Venezuelan President Nicolás Maduro has lashed out against former Spanish Prime Minister Felipe González, calling him “a lobbyist” who has joined a “Madrid-Bogota conspiracy” aimed at overthrowing his government.
Maduro was reacting to González’s decision to assume the legal defense of jailed opposition leaders, Leopoldo López and Caracas Mayor Antonio Ledezma. The former Socialist leader announced his decision Sunday in an interview with EL PAÍS.
During his weekly radio and television program, In Contact with Maduro, the Venezuela president on Tuesday claimed that González was once “thrown out of Miraflores” presidential palace by the late President Hugo Chávez “around 2005 or 2006.”
Maduro explained that González tried to convince Chávez to sell the Venezuelan state-owned telephone company Cantv to a company the former prime minister was representing.
Cantv belonged to the US telecoms firm Verizon until Chávez nationalized the company in 2006.
The opposition in Venezuela has welcomed González’s decision to help the jailed opponents.

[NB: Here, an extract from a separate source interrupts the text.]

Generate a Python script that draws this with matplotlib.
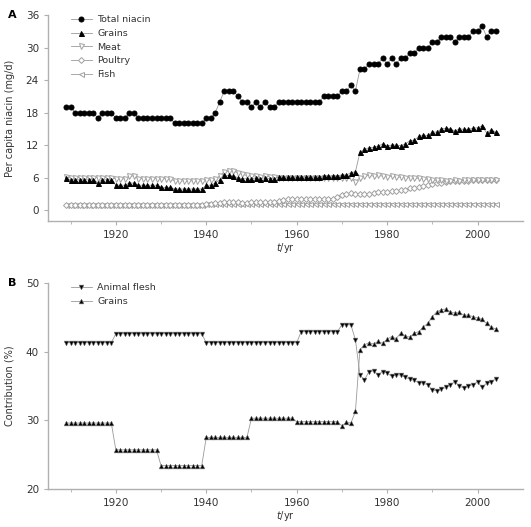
import numpy as np
import matplotlib
matplotlib.use("Agg")
import matplotlib.pyplot as plt

# ── Data ────────────────────────────────────────────────────────────────
YEARS = np.arange(1909, 2005)

TOTAL = ([19, 19] + [18] * 5 + [17] + [18] * 3 + [17] * 3 + [18] * 2 + [17] * 8 + [16] * 7
         + [17, 17, 18, 20, 22, 22, 22, 21, 20, 20, 19, 20, 19, 20, 19, 19]
         + [20] * 10 + [21] * 4 + [22, 22, 23, 22]
         + [26, 26, 27, 27, 27, 28, 27, 28, 27, 28, 28]
         + [29, 29, 30, 30, 30, 31, 31, 32, 32, 32, 31, 32, 32, 32, 33, 33, 34, 32, 33, 33])

GRAINS = ([5.9] + [5.6] * 6 + [5.1] + [5.6] * 3 + [4.6] * 3 + [5.0] * 2 + [4.6] * 5
          + [4.2] * 3 + [3.9] * 7
          + [4.6, 4.6, 5.0, 5.6, 6.4, 6.4, 6.3, 6.0, 5.8, 5.8, 5.7, 6.0, 5.8, 6.0, 5.8, 5.8]
          + [6.1] * 10 + [6.3] * 4 + [6.5, 6.5, 6.9, 7.1]
          + [10.7, 11.2, 11.5, 11.6, 11.8, 12.2, 11.8, 12.0, 12.0, 11.9, 12.2, 12.8, 12.9,
             13.6, 13.8, 13.8, 14.4, 14.4, 15.0, 15.1, 15.0, 14.6, 15.0, 14.9, 14.9, 15.1,
             15.2, 15.5, 14.3, 14.8, 14.4])

MEAT = ([6.2] + [6.0] * 10 + [5.8] * 3 + [6.3] * 2 + [5.8] * 8 + [5.4] * 7
        + [5.5, 5.6, 5.8, 6.3, 7.1, 7.2, 7.2, 6.9, 6.6, 6.4, 6.3, 6.3, 6.2, 6.3, 6.2, 6.2]
        + [5.9] * 10 + [6.0] * 7 + [5.2]
        + [6.0, 6.3, 6.4, 6.3, 6.4, 6.3, 6.2, 6.3, 6.1, 6.1, 6.0, 6.0, 5.9, 5.9, 5.8, 5.7,
           5.6, 5.5, 5.5, 5.4, 5.4, 5.5, 5.4, 5.5, 5.5, 5.6, 5.5, 5.6, 5.5, 5.6, 5.6])

POULTRY = ([1.0] * 31
           + [1.1, 1.2, 1.3, 1.4, 1.6, 1.6, 1.5, 1.5, 1.4, 1.4, 1.5, 1.5, 1.5, 1.5, 1.5, 1.6,
              1.7, 1.8]
           + [2.1] * 11
           + [2.5, 2.8, 3.0, 3.1, 3.0, 3.0, 2.9, 3.0, 3.1, 3.3, 3.3, 3.4, 3.5, 3.6, 3.7, 3.8,
              4.0, 4.1, 4.3, 4.5, 4.7, 4.9, 5.0, 5.1, 5.2, 5.3, 5.3, 5.3, 5.4, 5.4, 5.5, 5.5,
              5.6, 5.6, 5.6, 5.6])

FISH = [1.0] * 31 + [1.1] * 18 + [1.2] * 47

FLESH_PCT = ([41.3] * 11 + [42.6] * 20 + [41.3] * 21 + [42.9] * 9 + [43.9] * 3 + [41.7]
             + [36.6, 35.9, 37.1, 37.2, 36.6, 37.1, 36.9, 36.4, 36.6, 36.6, 36.3, 36.0,
                35.8, 35.5, 35.4, 35.2, 34.4, 34.3, 34.5, 34.8, 35.2, 35.6, 35.0, 34.7,
                35.0, 35.2, 35.6, 34.8, 35.4, 35.6, 36.0])

GRAINS_PCT = ([29.6] * 11 + [25.7] * 10 + [23.4] * 10 + [27.5] * 10 + [30.3] * 10
              + [29.8] * 10 + [29.2, 29.7, 29.6, 31.3]
              + [40.3, 41.0, 41.3, 41.1, 41.5, 41.2, 41.8, 42.2, 41.9, 42.7, 42.3, 42.1,
                 42.7, 42.9, 43.6, 44.1, 45.1, 45.8, 46.1, 46.2, 45.8, 45.6, 45.7, 45.3,
                 45.3, 45.1, 44.9, 44.7, 44.1, 43.6, 43.3])

# ── Style ───────────────────────────────────────────────────────────────
plt.rcParams["font.family"] = "DejaVu Sans"
plt.rcParams["font.size"] = 6.5
LINE = "#9a9a9a"
SPINE = "#b0b0b0"
TXT = "#333333"


def style_axes(ax, ylim, yticks):
    ax.set_xlim(1905, 2010)
    ax.set_ylim(*ylim)
    ax.set_yticks(yticks)
    ax.set_xticks([1920, 1940, 1960, 1980, 2000])
    ax.set_xticks(range(1910, 2010, 10), minor=True)
    for s in ("top", "right"):
        ax.spines[s].set_visible(False)
    for s in ("left", "bottom"):
        ax.spines[s].set_color(SPINE)
        ax.spines[s].set_linewidth(1.0)
    ax.tick_params(which="both", color=SPINE, labelcolor=TXT, labelsize=7.5, length=3)
    ax.tick_params(axis="x", which="minor", length=2)
    ax.set_xlabel("$t$/yr", color=TXT, fontsize=7, labelpad=1)


fig = plt.figure(figsize=(5.31, 5.27), dpi=100)
ax1 = fig.add_axes([0.0904, 0.5806, 0.894, 0.391])
ax2 = fig.add_axes([0.0904, 0.0721, 0.894, 0.391])

# Panel A
kw = dict(color=LINE, lw=0.6, markersize=3.6, markeredgewidth=0.7)
ax1.plot(YEARS, FISH, marker="<", mfc="white", mec="#a0a0a0", label="Fish", **kw)
ax1.plot(YEARS, POULTRY, marker="D", mfc="white", mec="#a0a0a0", label="Poultry",
         color=LINE, lw=0.6, markersize=3.0, markeredgewidth=0.7)
ax1.plot(YEARS, MEAT, marker="v", mfc="white", mec="#a0a0a0", label="Meat", **kw)
ax1.plot(YEARS, GRAINS, marker="^", mfc="black", mec="black", label="Grains", **kw)
ax1.plot(YEARS, TOTAL, marker="o", mfc="black", mec="black", label="Total niacin", **kw)
style_axes(ax1, (-2, 36), [0, 6, 12, 18, 24, 30, 36])
ax1.set_ylabel("Per capita niacin (mg/d)", color=TXT, fontsize=7, labelpad=8)
h, l = ax1.get_legend_handles_labels()
ax1.legend(h[::-1], l[::-1], loc="upper left", bbox_to_anchor=(0.03, 1.04), frameon=False,
           fontsize=6.8, handlelength=2.2, labelspacing=0.5, handletextpad=0.6,
           labelcolor=TXT)

# Panel B
kw2 = dict(color=LINE, lw=0.6, markersize=3.4, markeredgewidth=0.4)
ax2.plot(YEARS, FLESH_PCT, marker="v", mfc="black", mec="#777777", label="Animal flesh", **kw2)
ax2.plot(YEARS, GRAINS_PCT, marker="^", mfc="black", mec="#777777", label="Grains", **kw2)
style_axes(ax2, (20, 50), [20, 30, 40, 50])
ax2.set_ylabel("Contribution (%)", color=TXT, fontsize=7, labelpad=8)
ax2.legend(loc="upper left", bbox_to_anchor=(0.03, 1.04), frameon=False, fontsize=6.8,
           handlelength=2.2, labelspacing=0.5, handletextpad=0.6, labelcolor=TXT)

fig.text(0.015, 0.965, "A", fontsize=8, fontweight="bold")
fig.text(0.015, 0.457, "B", fontsize=8, fontweight="bold")

fig.savefig("out.png", dpi=100)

López, who has been in prison for over a year, is on trial for charges connected to widespread anti-government protests last year, which left around 40 people dead. Last month, Ledezma was detained in his office after the Maduro government accused him of plotting a coup with other conspirators.
In Madrid, Venezuelan deputies denounced González’s “interference” in their country’s internal affairs
Both are being held at the Ramo Verde military prison outside Caracas.
González announced over the weekend that he would defend the two jailed leaders because he was concerned that democracy was not being sufficiently defended in Latin America and that the human rights situation in Venezuela was deteriorating.
In his own assessment of the former Socialist leader’s proposal, Maduro said there were two “fronts” that were trying to destabilize his country: the Bogota-Miami link, which – according to the president – is being organized by Venezuelan political advisor Juan José Rendón, and the Bogota-Madrid connection headed up by González.
“For a generous salary in euros, [González] has joined the campaign in favor of the coup plotters,” said a fiery Maduro, who also tried to back his claims by revealing that the former Spanish leader was given Colombian citizenship last year.
Also on Tuesday, four deputies from the ruling United Socialist Party of Venezuela (PSUV), who were in Madrid, denounced González’s “interference” in their country’s internal affairs.
At a news conference at the Venezuelan Embassy, one of the lawmakers, Darío Vivas, charged that some Spanish sectors were “seeking impunity” for the jailed opposition leaders. “How can you free a corrupt, fascist and repressive man like Antonio Ledezma?” Vivas asked.
Earlier in the day, González told Cadena SER that he had spoken with former presidents Julio María Sanguinetti of Uruguay, Ricardo Lagos of Chile, and Fernando Henrique Cardoso of Brazil about creating an international front to work to free the political prisoners.
When asked if the government would allow González to meet López and Ledezma in prison, Vivas said there would be no problem in allowing the visit.
“What we won’t accept is for him to try drumming up support for impunity in the name of human rights. We don’t need a ‘super judge’ and this is what we believe Felipe González wants to be.”